HAM EMITTED a howl of delight that was almost a sob. He sprang erect. They were two semi-naked men inclosed in thick walls of hard steel. Their voices could not penetrate outside, just as no sounds could get in. The situation seemed hopeless.
But Doc Savage had a way! He never joked about matters as serious as this.
"How do we do it?" Ham demanded.
"Our captors probably looked in our mouths," Doc explained. "But they forgot to count my teeth. They didn't notice that in my upper jaw there is an extra wisdom tooth on each side. They're false, and they hold two chemical compounds of my own concoction. When combined, these form one of the most powerful explosives."
Doc now went to work on the vault door. He operated in darkness, guided only by his sensitive finger tips.
"Kind of them to leave us the candle," Doc said.
He used the candle wax to chink his explosive in the joint of the vault door, near the lock.
"Get in a corner!" he directed Ham.
"How you gonna explode it'?" Ham questioned.
"It explodes itself, due to chemical reactions, about four minutes after the two compounds are mingled."
They huddled in the corner farthest from the vault door. Doc employed his mighty bronze form to shield Ham — although Ham did not realize it at the time, so great was his nervous tension.

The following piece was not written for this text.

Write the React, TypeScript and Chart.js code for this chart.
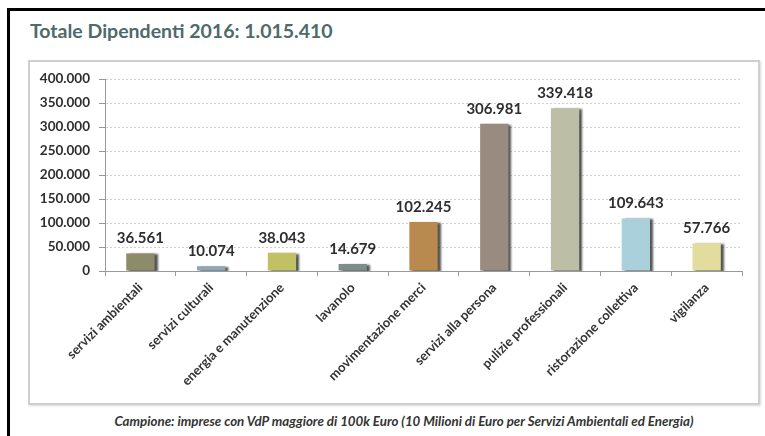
import React, { useEffect, useRef } from "react";
import { Chart, registerables } from "chart.js";

Chart.register(...registerables);

const categories = [
  "servizi ambientali",
  "servizi culturali",
  "energia e manutenzione",
  "lavanolo",
  "movimentazione merci",
  "servizi alla persona",
  "pulizie professionali",
  "ristorazione collettiva",
  "vigilanza",
];
const values = [36561, 10074, 38043, 14679, 102245, 306981, 339418, 109643, 57766];
const barColors = [
  "#8c8b6a",
  "#8fa8b6",
  "#c0c064",
  "#7f8c8a",
  "#b98a50",
  "#9a8b80",
  "#bdbea6",
  "#a9d0db",
  "#e2dd9f",
];
const yMin = 0;
const yMax = 400000;
const yStep = 50000;
const titleText = "Totale Dipendenti 2016: 1.015.410";
const footnoteText =
  "Campione: imprese con VdP maggiore di 100k Euro (10 Milioni di Euro per Servizi Ambientali ed Energia)";

const fmt = (v: number) => String(Math.round(v)).replace(/\B(?=(\d{3})+(?!\d))/g, ".");

const FONT = "Lato, 'Open Sans', sans-serif";

const shadowPlugin = {
  id: "barShadow",
  beforeDatasetsDraw(chart: any) {
    const ctx = chart.ctx;
    ctx.save();
    ctx.shadowColor = "rgba(30,30,30,0.75)";
    ctx.shadowOffsetX = 3;
    ctx.shadowOffsetY = 1;
    ctx.shadowBlur = 2;
  },
  afterDatasetsDraw(chart: any) {
    chart.ctx.restore();
  },
};

const labelPlugin = {
  id: "valueLabels",
  afterDatasetsDraw(chart: any) {
    const ctx = chart.ctx;
    const meta = chart.getDatasetMeta(0);
    ctx.save();
    ctx.font = `bold 15px ${FONT}`;
    ctx.fillStyle = "#2e2e2e";
    ctx.textAlign = "center";
    ctx.textBaseline = "middle";
    meta.data.forEach((bar: any, i: number) => {
      ctx.fillText(fmt(values[i]), bar.x, bar.y - 15);
    });
    ctx.restore();
  },
};

export default function App() {
  const canvasRef = useRef<HTMLCanvasElement | null>(null);

  useEffect(() => {
    if (!canvasRef.current) return;
    const chart = new Chart(canvasRef.current, {
      type: "bar",
      data: {
        labels: categories,
        datasets: [
          {
            data: values,
            backgroundColor: barColors,
            borderWidth: 0,
            barPercentage: 0.4,
            categoryPercentage: 1,
          },
        ],
      },
      options: {
        animation: false,
        responsive: false,
        maintainAspectRatio: false,
        layout: { padding: { top: 17, right: 16, left: 0, bottom: 0 } },
        plugins: {
          legend: { display: false },
          tooltip: { enabled: false },
          title: { display: false },
        },
        scales: {
          x: {
            offset: true,
            afterFit: (scale: any) => {
              scale.height = 132;
            },
            grid: {
              offset: true,
              drawOnChartArea: false,
              drawTicks: true,
              tickLength: 5,
              color: "#9a9a9a",
            },
            border: { color: "#9a9a9a", width: 1 },
            ticks: {
              minRotation: 45,
              maxRotation: 45,
              autoSkip: false,
              padding: 4,
              color: "#333333",
              font: { family: FONT, size: 13, weight: "bold" },
            },
          },
          y: {
            min: yMin,
            max: yMax,
            afterFit: (scale: any) => {
              scale.width = 75;
            },
            grid: {
              color: "#cfcfcf",
              tickColor: "#9a9a9a",
              tickLength: 6,
              drawTicks: true,
              tickBorderDash: [],
            },
            border: { color: "#9a9a9a", width: 1, dash: [2, 2] },
            ticks: {
              stepSize: yStep,
              padding: 9,
              color: "#2e2e2e",
              font: { family: FONT, size: 13.5, weight: "bold" },
              callback: (v: any) => fmt(Number(v)),
            },
          },
        },
      },
      plugins: [shadowPlugin, labelPlugin],
    } as any);
    return () => chart.destroy();
  }, []);

  return (
    <div
      style={{
        position: "absolute",
        left: 0,
        top: 0,
        width: 765,
        height: 436,
        background: "#ffffff",
        overflow: "hidden",
      }}
    >
      <div
        style={{
          position: "absolute",
          left: 7,
          top: 8,
          width: 765,
          height: 436,
          borderTop: "3px solid #000",
          borderLeft: "3px solid #000",
        }}
      />
      <div
        style={{
          position: "absolute",
          left: 30,
          top: 19,
          fontFamily: FONT,
          fontWeight: "bold",
          fontSize: 19.5,
          lineHeight: "24px",
          color: "#4e6a6a",
          whiteSpace: "nowrap",
        }}
      >
        {titleText}
      </div>
      <div
        style={{
          position: "absolute",
          left: 28,
          top: 60,
          width: 728,
          height: 341,
          border: "2px solid #cfcfcf",
          boxShadow: "1px 1px 2px rgba(0,0,0,0.15)",
        }}
      />
      <canvas
        ref={canvasRef}
        width={728}
        height={341}
        style={{ position: "absolute", left: 30, top: 62, width: 728, height: 341 }}
      />
      <div
        style={{
          position: "absolute",
          left: 0,
          width: 808,
          top: 413,
          textAlign: "center",
          fontFamily: FONT,
          fontStyle: "italic",
          fontWeight: "bold",
          fontSize: 13.3,
          lineHeight: "16px",
          color: "#333333",
          whiteSpace: "nowrap",
        }}
      >
        {footnoteText}
      </div>
    </div>
  );
}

"It's about time for the blast!" Doc breathed swiftly. "Open your mouth wide to equalize the pressure on either side of your eardrums, so there'll be less likelihood of them being ruptured."
Ham barely had time to comply.
Wh-a-a-m! Compressing air smashed them against the solid steel with stunning force. It crowded their eyeballs inward. It seemed to tear the flesh from their bones.
So terrific was the explosion that Ham was reduced to senselessness.
Doc Savage, huge and bronze and apparently affected not at all by the concussion, flashed to the heavy steel door. It was still shut. But the hard metal was ruptured about the lock. He shoved.
The door opened about a foot and stuck. But that was enough. Doc carried the unconscious Ham outside, thence through two vacant chambers.
Ham revived after several minutes in a large, bare room — the lobby of a former bank.
Pedestrians moved on the street outside the unwashed plate-glass windows. One of these chanced to look in. He was a portly man with spats and a cane, smoking a cigar. No doubt he had heard the blast.